Kristine Gibson,,Kalamazoo,MI; Bonny Dickinson,WMU Stryker School of Medicine,,; Kristi VanDerKolk,WMU Stryker School of Medicine,,; Marisha Agana,WMU Stryker School of Medicine,,; Lisa Graves,WMU Stryker School of Medicine,,


Emerging literature suggests that reflection improves both learning and performance. While there are a number of pedagogical approaches to teach and implement reflection, we developed a reflective writing assignment that: (1) facilitates transfer of biomedical science knowledge to the clerkship phase of the students’ education, and (2) uses the Kolb experiential learning cycle to promote metacognition.  Prior to beginning the family medicine and pediatrics rotation block, we asked students to reflect on how biomedical science knowledge is relevant to clinical medicine.   As students prepared to switch clerkships, they participated in a case-based basic science review after which they were tasked to identify a patient in their next rotation with whom to explore the link between biomedical science knowledge and clinical medicine.

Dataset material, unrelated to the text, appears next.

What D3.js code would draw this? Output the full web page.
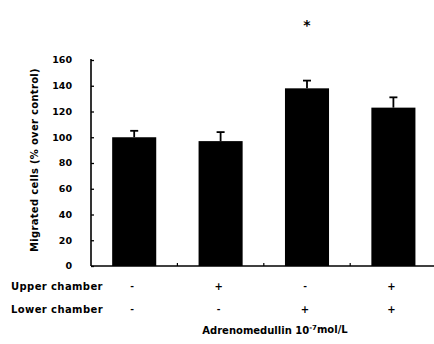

Through this process, students engaged in a concrete experience (e.g., a clinical encounter), reflected on the experience by viewing the patient through a basic science lens, reconceptualized the experience based upon their reflection, and reflected upon how experiential and reflective learning might influence their future clinical practice.

  1. Describe the process of teaching reflection.
  2. Explain the process of experiential learning using the Kolb experiential learning cycle.
  3. Describe our intervention.
  4. Participate in reflective writing exercise.
  5. Review student examples.
  6. Gather feedback from participants.

Methods and Content:
  1. Presenter introductions (3 minutes).
  2. Brief overview of reflective writing and students benefits (5 minutes).
  3. Brief overview of experiential learning and the Kolb learning cycle (10 minutes).
  4. Overview of reflective writing assignment and basic science integration session at our institution (10 minutes).
  5. Small group activity #1: participants work in small groups to reflect on how students in their third year clerkship might respond to the following question: How is biomedical science knowledge relevant to clinical medicine? (10 minutes).
  6. Group reporting and Discussion (20 minutes).
  7. Examples of actual student responses to the question (5 minutes).
  8. Small group activity #2: participants work in small groups, read  clinical vignette and apply the “reflective observation” step of the Kolb learning cycle to the vignette (15 minutes).
  9. Group reporting (20 minutes).
  10. Examples of actual student responses (10 minutes).
  11. Participant comments, feedback, and suggestions (10 minutes).